**Task directions**
Begin with the opening line of the records and extract each line through the one holding "import plotly.graph_objects as go"; pictures are not part of the copy.

(Entries with chart source code)
╔══

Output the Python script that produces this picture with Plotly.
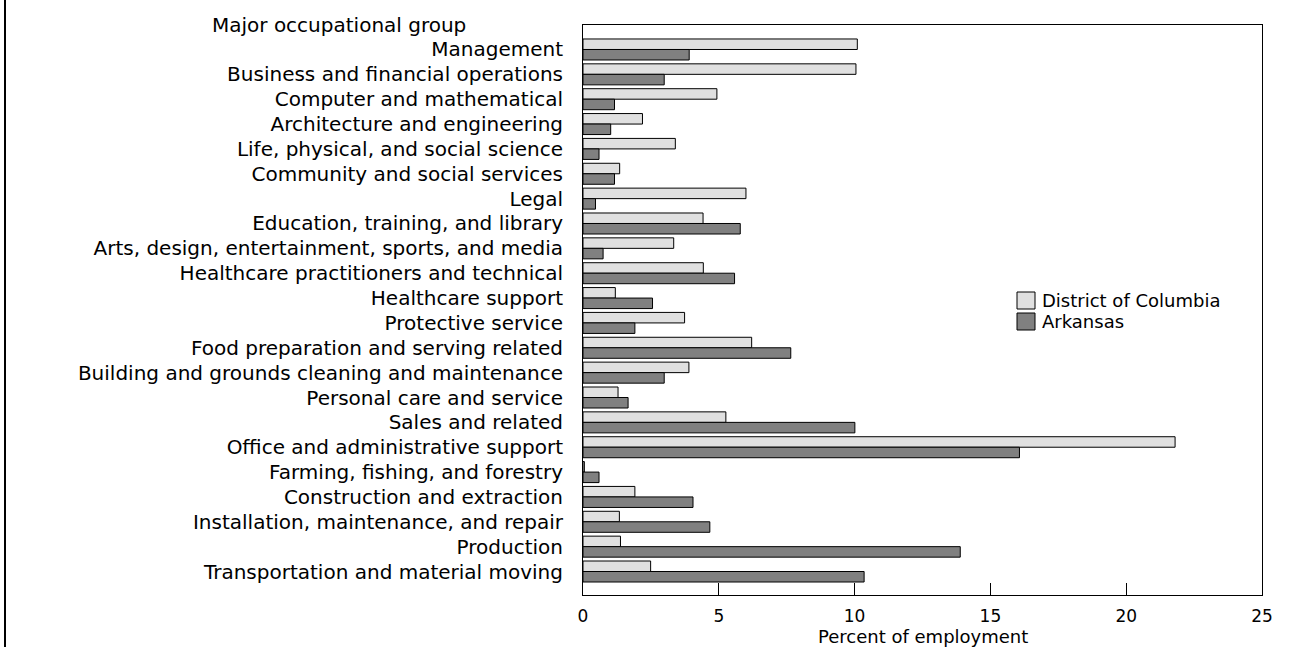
import plotly.graph_objects as go

categories = [
    "Management",
    "Business and financial operations",
    "Computer and mathematical",
    "Architecture and engineering",
    "Life, physical, and social science",
    "Community and social services",
    "Legal",
    "Education, training, and library",
    "Arts, design, entertainment, sports, and media",
    "Healthcare practitioners and technical",
    "Healthcare support",
    "Protective service",
    "Food preparation and serving related",
    "Building and grounds cleaning and maintenance",
    "Personal care and service",
    "Sales and related",
    "Office and administrative support",
    "Farming, fishing, and forestry",
    "Construction and extraction",
    "Installation, maintenance, and repair",
    "Production",
    "Transportation and material moving",
]

dc_values = [10.10, 10.05, 4.93, 2.19, 3.40, 1.35, 6.00, 4.42, 3.34, 4.43, 1.19,
             3.74, 6.21, 3.90, 1.29, 5.26, 21.80, 0.05, 1.91, 1.34, 1.38, 2.49]
ar_values = [3.91, 2.99, 1.16, 1.02, 0.59, 1.16, 0.46, 5.79, 0.74, 5.58, 2.56,
             1.91, 7.65, 2.99, 1.66, 10.01, 16.07, 0.59, 4.05, 4.67, 13.89, 10.35]

x_ticks = [0, 5, 10, 15, 20, 25]

series_names = ["District of Columbia", "Arkansas"]
series_colors = ["#e0e0e0", "#808080"]

FONT = "DejaVu Sans"

fig = go.Figure()
for name, vals, col in zip(series_names, [dc_values, ar_values], series_colors):
    fig.add_trace(go.Bar(
        y=categories, x=vals, name=name, orientation="h",
        marker=dict(color=col, line=dict(color="#000000", width=1)),
        showlegend=False,
    ))

W, H = 1296, 647
L, R, T, B = 583, 34, 25, 52
pw, ph = W - L - R, H - T - B


def px_x(p):
    return (p - L) / pw


def px_y(p):
    return (H - B - p) / ph


fig.update_layout(
    width=W, height=H,
    margin=dict(l=L, r=R, t=T, b=B, pad=0, autoexpand=False),
    paper_bgcolor="white", plot_bgcolor="white",
    barmode="group", bargap=0.155, bargroupgap=0,
    font=dict(family=FONT, size=20, color="#000000"),
    xaxis=dict(
        range=[0, 25], tickvals=x_ticks, ticktext=[str(v) for v in x_ticks],
        ticks="inside", ticklen=12, tickcolor="#000000", tickwidth=1,
        showline=True, linecolor="#000000", linewidth=1, mirror=True,
        showgrid=False, zeroline=False, automargin=False,
        tickfont=dict(family=FONT, size=17),
        ticklabelstandoff=6,
    ),
    yaxis=dict(
        type="category", categoryorder="array", categoryarray=categories,
        range=[21.945, -0.985],
        showline=True, linecolor="#000000", linewidth=1, mirror=True,
        showgrid=False, zeroline=False, ticks="", automargin=False,
        ticklabelstandoff=15,
        tickfont=dict(family=FONT, size=20),
    ),
)

shapes = []
annotations = []
# frame line on the left edge of the page
shapes.append(dict(type="line", xref="paper", yref="paper",
                   x0=px_x(5), x1=px_x(5), y0=px_y(H), y1=px_y(0),
                   line=dict(color="#000000", width=2)))
# header annotation
annotations.append(dict(text="Major occupational group", xref="paper", yref="paper",
                        x=px_x(339), y=px_y(25), xanchor="center", yanchor="middle",
                        showarrow=False, font=dict(family=FONT, size=20)))
# x-axis title
annotations.append(dict(text="Percent of employment", xref="paper", yref="paper",
                        x=0.5, y=px_y(636.5), xanchor="center", yanchor="middle",
                        showarrow=False, font=dict(family=FONT, size=18)))
# manual legend
leg_items = [(292, 309), (313, 330)]
for (y0, y1), name, col in zip(leg_items, series_names, series_colors):
    shapes.append(dict(type="rect", xref="paper", yref="paper",
                       x0=px_x(1017), x1=px_x(1035), y0=px_y(y1), y1=px_y(y0),
                       fillcolor=col, line=dict(color="#000000", width=1)))
    annotations.append(dict(text=name, xref="paper", yref="paper",
                            x=px_x(1040), y=px_y((y0 + y1) / 2),
                            xanchor="left", yanchor="middle", showarrow=False,
                            font=dict(family=FONT, size=18)))

fig.update_layout(shapes=shapes, annotations=annotations)

fig.write_html(
    "out.html",
    config={"displayModeBar": False},
    post_script="document.body.style.margin='0px';document.body.style.overflow='hidden';",
)
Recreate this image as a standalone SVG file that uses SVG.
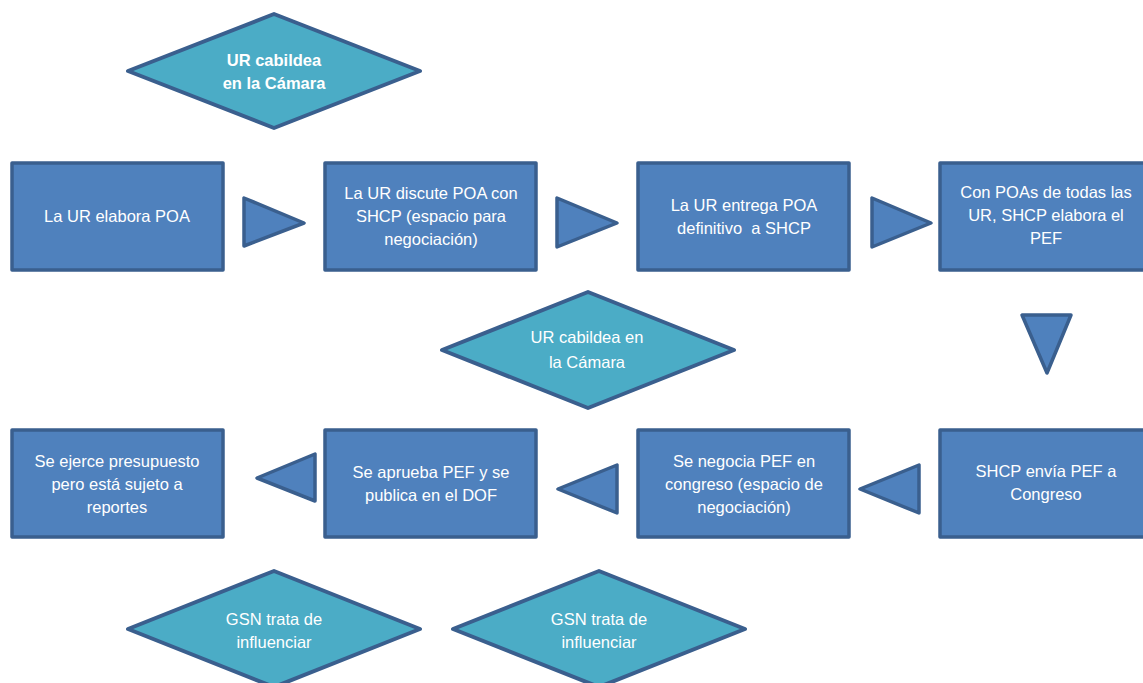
<svg xmlns="http://www.w3.org/2000/svg" width="1143" height="683" viewBox="0 0 1143 683">
<style>
.box{fill:#4F81BD;stroke:#3A5F8E;stroke-width:3.5;stroke-linejoin:round}
.dia{fill:#4BACC6;stroke:#3A5F8E;stroke-width:4;stroke-linejoin:round}
.arr{fill:#4F81BD;stroke:#3A5F8E;stroke-width:3.5;stroke-linejoin:round}
text{font-family:"Liberation Sans",Arial,sans-serif;font-size:16.5px;fill:#FFFFFF;text-anchor:middle}
.b{font-weight:bold}
</style>
<rect width="1143" height="683" fill="#FFFFFF"/>
<g id="d1"><polygon class="dia" points="128,71 274,14 420,71 274,128"/>
<text class="b" x="274" y="66">UR cabildea</text><text class="b" x="274" y="89">en la Cámara</text></g>
<g id="n1"><rect class="box" x="12" y="163" width="211" height="107"/>
<text x="117" y="222">La UR elabora POA</text></g>
<g id="n2"><rect class="box" x="325" y="163" width="211" height="107"/>
<text x="431" y="199">La UR discute POA con</text><text x="431" y="222">SHCP (espacio para</text><text x="431" y="245">negociación)</text></g>
<g id="n3"><rect class="box" x="638" y="163" width="211" height="107"/>
<text x="744" y="211">La UR entrega POA</text><text x="744" y="234" xml:space="preserve">definitivo  a SHCP</text></g>
<g id="n4"><rect class="box" x="940" y="163" width="215" height="107"/>
<text x="1046" y="198">Con POAs de todas las</text><text x="1046" y="221">UR, SHCP elabora el</text><text x="1046" y="244">PEF</text></g>
<g id="d2"><polygon class="dia" points="442,350 588,292 734,350 588,408"/>
<text x="587" y="343">UR cabildea en</text><text x="587" y="368">la Cámara</text></g>
<g id="n5"><rect class="box" x="12" y="430" width="211" height="107"/>
<text x="117" y="467">Se ejerce presupuesto</text><text x="117" y="490">pero está sujeto a</text><text x="117" y="513">reportes</text></g>
<g id="n6"><rect class="box" x="325" y="430" width="211" height="107"/>
<text x="431" y="478">Se aprueba PEF y se</text><text x="431" y="501">publica en el DOF</text></g>
<g id="n7"><rect class="box" x="638" y="430" width="211" height="107"/>
<text x="744" y="467">Se negocia PEF en</text><text x="744" y="490">congreso (espacio de</text><text x="744" y="513">negociación)</text></g>
<g id="n8"><rect class="box" x="940" y="430" width="215" height="107"/>
<text x="1046" y="477">SHCP envía PEF a</text><text x="1046" y="500">Congreso</text></g>
<g id="d3"><polygon class="dia" points="128,629 274,571 420,629 274,687"/>
<text x="274" y="625">GSN trata de</text><text x="274" y="648">influenciar</text></g>
<g id="d4"><polygon class="dia" points="453,629 599,571 745,629 599,687"/>
<text x="599" y="625">GSN trata de</text><text x="599" y="648">influenciar</text></g>
<g id="connectors">
<polygon class="arr" points="244,198 244,246 304,223"/>
<polygon class="arr" points="557,198 557,247 617,223"/>
<polygon class="arr" points="872,198 872,247 931,223"/>
<polygon class="arr" points="1022,315 1071,315 1047,373"/>
<polygon class="arr" points="919,465 919,513 860,489"/>
<polygon class="arr" points="617,465 617,513 558,489"/>
<polygon class="arr" points="315,454 315,501 257,478"/>
</g>
</svg>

╚══

**Complete output**
Output the Python script that produces this picture with Plotly.
import plotly.graph_objects as go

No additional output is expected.